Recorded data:

.....

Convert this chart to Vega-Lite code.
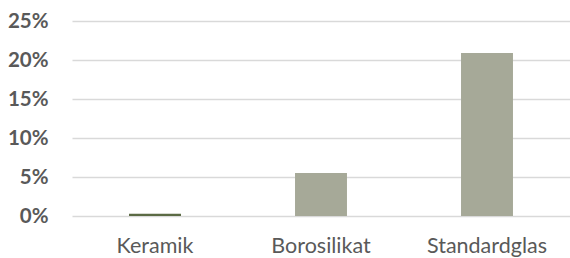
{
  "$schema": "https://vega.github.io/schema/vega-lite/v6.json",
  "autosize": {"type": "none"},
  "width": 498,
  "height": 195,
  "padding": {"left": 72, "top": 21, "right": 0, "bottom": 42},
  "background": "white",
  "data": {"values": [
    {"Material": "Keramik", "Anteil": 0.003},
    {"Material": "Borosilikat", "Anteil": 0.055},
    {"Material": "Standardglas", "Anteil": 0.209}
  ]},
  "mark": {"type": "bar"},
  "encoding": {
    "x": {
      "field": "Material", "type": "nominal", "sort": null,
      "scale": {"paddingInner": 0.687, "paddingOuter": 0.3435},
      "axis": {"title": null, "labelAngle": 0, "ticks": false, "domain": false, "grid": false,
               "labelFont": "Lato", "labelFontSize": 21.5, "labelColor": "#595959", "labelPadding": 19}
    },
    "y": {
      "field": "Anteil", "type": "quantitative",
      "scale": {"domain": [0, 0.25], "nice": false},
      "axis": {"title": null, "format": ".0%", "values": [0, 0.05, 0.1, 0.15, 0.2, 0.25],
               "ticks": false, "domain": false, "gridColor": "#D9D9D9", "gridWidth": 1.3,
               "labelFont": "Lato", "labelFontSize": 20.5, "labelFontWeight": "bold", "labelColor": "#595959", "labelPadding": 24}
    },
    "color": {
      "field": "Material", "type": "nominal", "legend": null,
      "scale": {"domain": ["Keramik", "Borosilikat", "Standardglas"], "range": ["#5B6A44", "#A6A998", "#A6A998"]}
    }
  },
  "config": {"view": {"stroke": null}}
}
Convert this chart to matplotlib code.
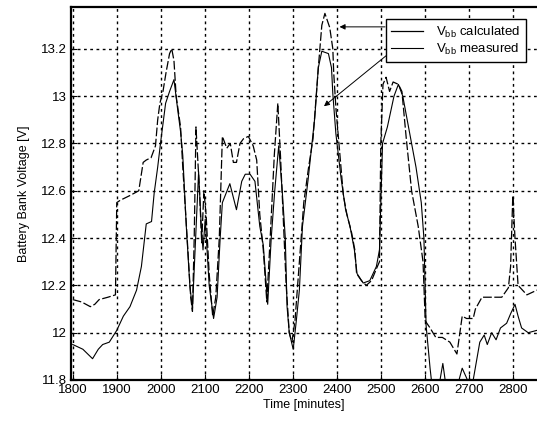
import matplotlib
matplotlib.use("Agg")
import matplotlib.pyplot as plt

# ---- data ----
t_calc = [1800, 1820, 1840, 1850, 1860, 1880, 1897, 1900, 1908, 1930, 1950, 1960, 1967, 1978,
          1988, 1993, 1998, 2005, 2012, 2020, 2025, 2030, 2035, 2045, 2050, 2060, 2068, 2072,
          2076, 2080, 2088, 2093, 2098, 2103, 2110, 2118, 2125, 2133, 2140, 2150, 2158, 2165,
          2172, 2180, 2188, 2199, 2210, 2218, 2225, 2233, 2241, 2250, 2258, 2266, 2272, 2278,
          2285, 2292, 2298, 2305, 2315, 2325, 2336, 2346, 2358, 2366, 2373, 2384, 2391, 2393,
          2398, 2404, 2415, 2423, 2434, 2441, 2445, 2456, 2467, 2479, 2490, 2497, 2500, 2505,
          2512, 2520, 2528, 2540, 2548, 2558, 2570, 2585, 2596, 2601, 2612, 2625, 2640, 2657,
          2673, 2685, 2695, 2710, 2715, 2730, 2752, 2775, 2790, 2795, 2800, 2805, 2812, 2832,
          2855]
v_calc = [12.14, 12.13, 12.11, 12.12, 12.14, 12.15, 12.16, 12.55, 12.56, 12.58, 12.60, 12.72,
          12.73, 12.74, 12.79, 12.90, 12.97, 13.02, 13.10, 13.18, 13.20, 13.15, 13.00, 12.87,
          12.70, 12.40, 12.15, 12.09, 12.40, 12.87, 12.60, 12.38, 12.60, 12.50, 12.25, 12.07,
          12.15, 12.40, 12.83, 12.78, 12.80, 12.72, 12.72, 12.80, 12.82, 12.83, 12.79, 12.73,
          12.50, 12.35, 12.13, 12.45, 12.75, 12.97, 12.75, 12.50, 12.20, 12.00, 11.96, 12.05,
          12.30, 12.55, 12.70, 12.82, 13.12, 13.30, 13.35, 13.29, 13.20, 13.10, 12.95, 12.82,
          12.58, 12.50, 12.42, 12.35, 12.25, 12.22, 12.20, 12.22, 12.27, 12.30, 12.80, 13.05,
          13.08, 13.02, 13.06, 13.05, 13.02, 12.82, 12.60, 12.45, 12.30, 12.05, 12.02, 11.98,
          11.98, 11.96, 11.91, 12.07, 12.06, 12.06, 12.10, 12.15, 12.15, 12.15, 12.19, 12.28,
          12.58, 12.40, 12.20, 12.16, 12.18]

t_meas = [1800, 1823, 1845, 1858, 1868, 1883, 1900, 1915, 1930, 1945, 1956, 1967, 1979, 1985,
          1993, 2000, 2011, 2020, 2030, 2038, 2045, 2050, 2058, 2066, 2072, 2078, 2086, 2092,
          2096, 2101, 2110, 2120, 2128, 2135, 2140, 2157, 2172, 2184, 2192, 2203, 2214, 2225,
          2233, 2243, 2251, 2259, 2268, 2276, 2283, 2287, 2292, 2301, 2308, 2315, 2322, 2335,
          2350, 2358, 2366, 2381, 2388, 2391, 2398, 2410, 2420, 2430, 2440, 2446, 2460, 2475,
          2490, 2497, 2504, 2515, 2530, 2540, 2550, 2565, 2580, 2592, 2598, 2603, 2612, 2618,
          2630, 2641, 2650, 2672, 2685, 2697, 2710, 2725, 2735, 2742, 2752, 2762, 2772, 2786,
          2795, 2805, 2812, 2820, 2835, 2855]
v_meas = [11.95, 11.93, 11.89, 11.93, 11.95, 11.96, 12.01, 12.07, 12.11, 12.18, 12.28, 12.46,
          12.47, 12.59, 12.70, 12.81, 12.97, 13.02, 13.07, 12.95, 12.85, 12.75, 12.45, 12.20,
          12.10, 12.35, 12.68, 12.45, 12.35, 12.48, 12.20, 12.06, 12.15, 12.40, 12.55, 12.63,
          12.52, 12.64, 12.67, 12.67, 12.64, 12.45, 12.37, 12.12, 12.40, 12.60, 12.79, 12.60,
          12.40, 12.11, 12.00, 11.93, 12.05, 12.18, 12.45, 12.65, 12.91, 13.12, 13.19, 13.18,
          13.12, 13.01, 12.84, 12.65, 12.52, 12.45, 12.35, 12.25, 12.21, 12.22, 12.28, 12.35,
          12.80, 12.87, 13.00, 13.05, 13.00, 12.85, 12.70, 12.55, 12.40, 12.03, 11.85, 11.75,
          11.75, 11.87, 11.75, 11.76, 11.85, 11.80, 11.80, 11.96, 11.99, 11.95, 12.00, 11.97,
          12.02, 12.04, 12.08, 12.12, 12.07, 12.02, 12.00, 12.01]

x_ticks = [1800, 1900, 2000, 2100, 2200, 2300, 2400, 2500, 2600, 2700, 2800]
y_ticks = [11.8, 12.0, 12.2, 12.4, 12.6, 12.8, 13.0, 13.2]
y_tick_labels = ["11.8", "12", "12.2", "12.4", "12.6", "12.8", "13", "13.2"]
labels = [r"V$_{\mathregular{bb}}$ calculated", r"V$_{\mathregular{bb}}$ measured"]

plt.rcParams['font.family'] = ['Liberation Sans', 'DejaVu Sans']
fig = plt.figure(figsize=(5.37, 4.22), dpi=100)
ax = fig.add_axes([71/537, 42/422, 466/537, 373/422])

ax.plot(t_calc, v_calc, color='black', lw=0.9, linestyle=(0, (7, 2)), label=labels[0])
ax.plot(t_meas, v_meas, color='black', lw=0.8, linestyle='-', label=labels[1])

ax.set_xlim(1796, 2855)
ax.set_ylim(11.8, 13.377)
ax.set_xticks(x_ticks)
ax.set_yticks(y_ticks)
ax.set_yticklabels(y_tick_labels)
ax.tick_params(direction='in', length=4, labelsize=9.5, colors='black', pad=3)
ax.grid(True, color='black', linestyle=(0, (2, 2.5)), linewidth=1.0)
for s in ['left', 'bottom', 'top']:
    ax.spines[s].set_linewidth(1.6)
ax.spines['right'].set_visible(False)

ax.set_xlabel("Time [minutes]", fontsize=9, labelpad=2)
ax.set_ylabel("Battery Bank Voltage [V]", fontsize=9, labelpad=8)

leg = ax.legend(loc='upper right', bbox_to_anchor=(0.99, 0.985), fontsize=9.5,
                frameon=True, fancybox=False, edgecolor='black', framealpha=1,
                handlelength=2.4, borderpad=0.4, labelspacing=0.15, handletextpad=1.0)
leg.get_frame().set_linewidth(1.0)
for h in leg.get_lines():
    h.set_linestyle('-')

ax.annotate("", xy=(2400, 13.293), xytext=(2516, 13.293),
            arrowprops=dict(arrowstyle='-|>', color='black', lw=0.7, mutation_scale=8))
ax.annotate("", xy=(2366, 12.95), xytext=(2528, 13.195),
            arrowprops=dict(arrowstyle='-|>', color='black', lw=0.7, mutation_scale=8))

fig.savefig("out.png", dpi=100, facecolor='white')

.....

Challenge: Taking the entries above, extract every line from the one bearing "Convert this chart to matplotlib code." through the one bearing "import matplotlib.pyplot as plt", exactly, with no pictures.

Written solution:
Convert this chart to matplotlib code.
import matplotlib
matplotlib.use("Agg")
import matplotlib.pyplot as plt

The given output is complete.